Nel 2001 a firmare il Wto, per conto dell’Europa, c’era l’Europa. Ora è la somma che non fa più il totale. L’Europa, un tempo signora della storia, si sta perdendo. Un esempio? La sottovalutazione dell’effetto politico dell’uscita dalla Ue del Regno Unito e/o dell’anglosfera. Persino Nietzsche, un filosofo diciamo “sovranista”, diceva che «un’Europa senza Inghilterra non esiste». Davvero a Bruxelles si pensa che l’uscita del Regno Unito, il distacco dai mari, possa essere compensata rafforzando la dimensione continentale verso i Balcani? La realtà è che l’Europa con il suo mercato è stata al principio l’artefice delle ideologie mercatiste e globaliste più estreme, mentre ora ne è la vittima. Si fa fatica a vedere progetti comuni.
L’Unione Bancaria non è un progetto comune?
Questa Europa ricorda un po’ la fattoria degli animali, dove tutti gli animali sono uguali ma alcuni più uguali degli altri. E così all’Italia si applica il Bail in, in Germania si pianificano macro aiuti di Stato. Più che Unione bancaria pare che abbiano in mente fusioni bancarie orchestrate dal Governo come quella tra Deutsche Bank e Commerzbank.
Nello scontro tra i due colossi Usa e Cina, che partita può giocare l’Italia? Aderire al progetto della Via della Seta è nell’interesse italiano?

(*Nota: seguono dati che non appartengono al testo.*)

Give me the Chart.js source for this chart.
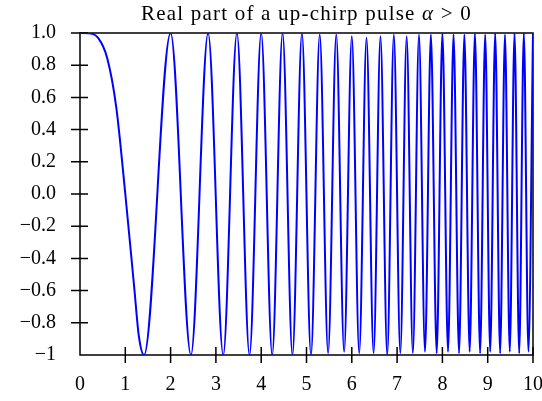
<!DOCTYPE html>
<html>
<head>
<meta charset="utf-8">
<script src="https://cdn.jsdelivr.net/npm/chart.js@4/dist/chart.umd.min.js"></script>
<style>
  html, body { margin: 0; padding: 0; background: #ffffff; }
  canvas { display: block; }
</style>
</head>
<body>
<canvas id="chirp" width="542" height="401"></canvas>
<script>
// Title pieces: plain text, then the math part (alpha is set in italics)
const titlePlain = 'Real part of a up-chirp pulse ';
const titleSymbol = 'α';
const titleTail = ' > 0';

// Axis ticks
const xTickValues = [0, 1, 2, 3, 4, 5, 6, 7, 8, 9, 10];
const xTickLabels = ['0', '1', '2', '3', '4', '5', '6', '7', '8', '9', '10'];
const yTickValues = [-1, -0.8, -0.6, -0.4, -0.2, 0, 0.2, 0.4, 0.6, 0.8, 1];
const yTickLabels = ['−1', '−0.8', '−0.6', '−0.4', '−0.2', '0.0', '0.2', '0.4', '0.6', '0.8', '1.0'];

// Time samples: several on the first slow swing, then every crest and trough
const timeValues = [
  0, 0.2, 0.4, 0.6, 0.8, 1.0, 1.2, 1.3,
  1.414, 2.000, 2.449, 2.828, 3.162, 3.464, 3.742, 4.000, 4.243, 4.472,
  4.690, 4.899, 5.099, 5.292, 5.477, 5.657, 5.831, 6.000, 6.164, 6.325,
  6.481, 6.633, 6.782, 6.928, 7.071, 7.211, 7.348, 7.483, 7.616, 7.746,
  7.874, 8.000, 8.124, 8.246, 8.367, 8.485, 8.602, 8.718, 8.832, 8.944,
  9.055, 9.165, 9.274, 9.381, 9.487, 9.592, 9.695, 9.798, 9.899, 10.000
];

// Real part of the pulse at those times
const realValues = [
  1, 0.998, 0.97, 0.845, 0.54, 0.0, -0.59, -0.885,
  -1, 1, -1, 1, -1, 1, -1, 1, -1, 1,
  -1, 1, -1, 0.99, -0.99, 0.99, -0.98, 0.98, -0.99, 0.97,
  -0.99, 0.98, -1, 0.99, -0.99, 0.98, -0.99, 0.99, -0.98, 0.99,
  -0.99, 1, -0.98, 0.99, -0.99, 0.99, -0.98, 1, -0.99, 0.99,
  -0.98, 1, -0.99, 0.99, -0.98, 1, -0.99, 1, -0.98, 1
];

const points = timeValues.map((t, i) => ({ x: t, y: realValues[i] }));

const serif = "'Liberation Serif', 'Times New Roman', serif";
const ink = '#000000';

// Box frame plus tick marks that cross the left and bottom axes
const framePlugin = {
  id: 'frameAndTicks',
  beforeDatasetsDraw(chart) {
    const { ctx, chartArea: a, scales } = chart;
    ctx.save();
    ctx.strokeStyle = ink;
    ctx.lineWidth = 1.5;
    ctx.strokeRect(a.left, a.top, a.right - a.left, a.bottom - a.top);
    ctx.beginPath();
    scales.y.ticks.forEach((tk, i) => {
      if (i === 0) return;
      const py = scales.y.getPixelForValue(tk.value);
      ctx.moveTo(a.left - 9, py);
      ctx.lineTo(a.left + 8, py);
    });
    scales.x.ticks.forEach((tk, i) => {
      if (i === 0) return;
      const px = scales.x.getPixelForValue(tk.value);
      ctx.moveTo(px, a.bottom - 8);
      ctx.lineTo(px, a.bottom + 8);
    });
    ctx.stroke();
    ctx.restore();
  },
  afterDraw(chart) {
    const { ctx, chartArea: a } = chart;
    ctx.save();
    ctx.fillStyle = ink;
    ctx.textBaseline = 'alphabetic';
    ctx.textAlign = 'left';
    if ('letterSpacing' in ctx) ctx.letterSpacing = '1.2px';
    const plainFont = '21px ' + serif;
    const italicFont = 'italic 21px ' + serif;
    ctx.font = plainFont;
    const w1 = ctx.measureText(titlePlain).width;
    const w3 = ctx.measureText(titleTail).width;
    ctx.font = italicFont;
    const w2 = ctx.measureText(titleSymbol).width;
    const total = w1 + w2 + w3;
    let x = (a.left + a.right) / 2 - total / 2;
    const y = 20;
    ctx.font = plainFont;
    ctx.fillText(titlePlain, x, y);
    x += w1;
    ctx.font = italicFont;
    ctx.fillText(titleSymbol, x, y);
    x += w2;
    ctx.font = plainFont;
    ctx.fillText(titleTail, x, y);
    ctx.restore();
  }
};

new Chart(document.getElementById('chirp'), {
  type: 'line',
  data: {
    datasets: [{
      data: points,
      borderColor: '#0000ff',
      borderWidth: 2,
      pointRadius: 0,
      fill: false,
      cubicInterpolationMode: 'monotone'
    }]
  },
  options: {
    responsive: false,
    devicePixelRatio: 1,
    animation: false,
    layout: { padding: { top: 33, right: 9, left: 0, bottom: 0 } },
    plugins: {
      legend: { display: false },
      title: { display: false },
      tooltip: { enabled: false }
    },
    scales: {
      x: {
        type: 'linear',
        min: 0,
        max: 10,
        afterBuildTicks(scale) {
          scale.ticks = xTickValues.map(v => ({ value: v }));
        },
        afterFit(scale) {
          scale.height = 46;
          scale.paddingLeft = 0;
          scale.paddingRight = 0;
        },
        grid: { display: false, drawTicks: false },
        border: { display: false },
        ticks: {
          autoSkip: false,
          maxRotation: 0,
          padding: 18,
          color: ink,
          font: { family: serif, size: 20 },
          callback: (v, i) => xTickLabels[i]
        }
      },
      y: {
        type: 'linear',
        min: -1,
        max: 1,
        afterBuildTicks(scale) {
          scale.ticks = yTickValues.map(v => ({ value: v }));
        },
        afterFit(scale) {
          scale.width = 80;
          scale.paddingTop = 0;
          scale.paddingBottom = 0;
        },
        grid: { display: false, drawTicks: false },
        border: { display: false },
        ticks: {
          autoSkip: false,
          padding: 24,
          color: ink,
          font: { family: serif, size: 20 },
          callback: (v, i) => yTickLabels[i]
        }
      }
    }
  },
  plugins: [framePlugin]
});
</script>
</body>
</html>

Partiamo dal principio. Nel progetto via della Seta la “cifra” politica è di gran lunga superiore a quella commerciale. Lo si chiami come si vuole, ma quello che si formalizza è un patto transnazionale in una materia che i trattati assegnano all’Europa. Il passaggio al “bilaterale” Italia-Cina ricorda l’antica storia degli Oriazi e i Curiazi, ma con i cinesi che fanno gli Oriazi e i romani che fanno i Curiazi. Il nome Via della Seta è suggestivo e a anche soft, in realtà non è solo seta ma una immensa infrastruttura fatta da ferro, cemento, asfalto, costruita per volumi di manifattura crescenti su scala iperbolica, finora mai vista nella storia. Per inciso, forse una riflessione sull’ambiente dovrebbe essere fatta. Tra l’altro è difficile pensare che il maggiore export sia dall’Italia verso la Cina e non il contrario.
In ambienti del Governo italiano si obietta però che altri 15 Paesi europei hanno firmato accordi commerciali separati con la Cina. Come dire: così’ fan tutti…
I Paesi che hanno siglato questi accordi sono Bulgaria, Croazia, Repubblica Ceca, Estonia, Ungheria, Grecia, Lettonia, Lituania, Malta, Polonia, Portogallo, Slovacchia e Slovenia. Il caso dell’Italia è un po’ diverso. Non solo è un’economia G7 ma soprattutto ha una posizione geografica che è da sempre strategica nel Mar Mediterraneo. E questo ci riporta al punto di partenza, alla effettiva ratio dell’accordo. Per inciso non ci guadagniamo neanche, perché non c’è neppure la spinta a fare la Tav.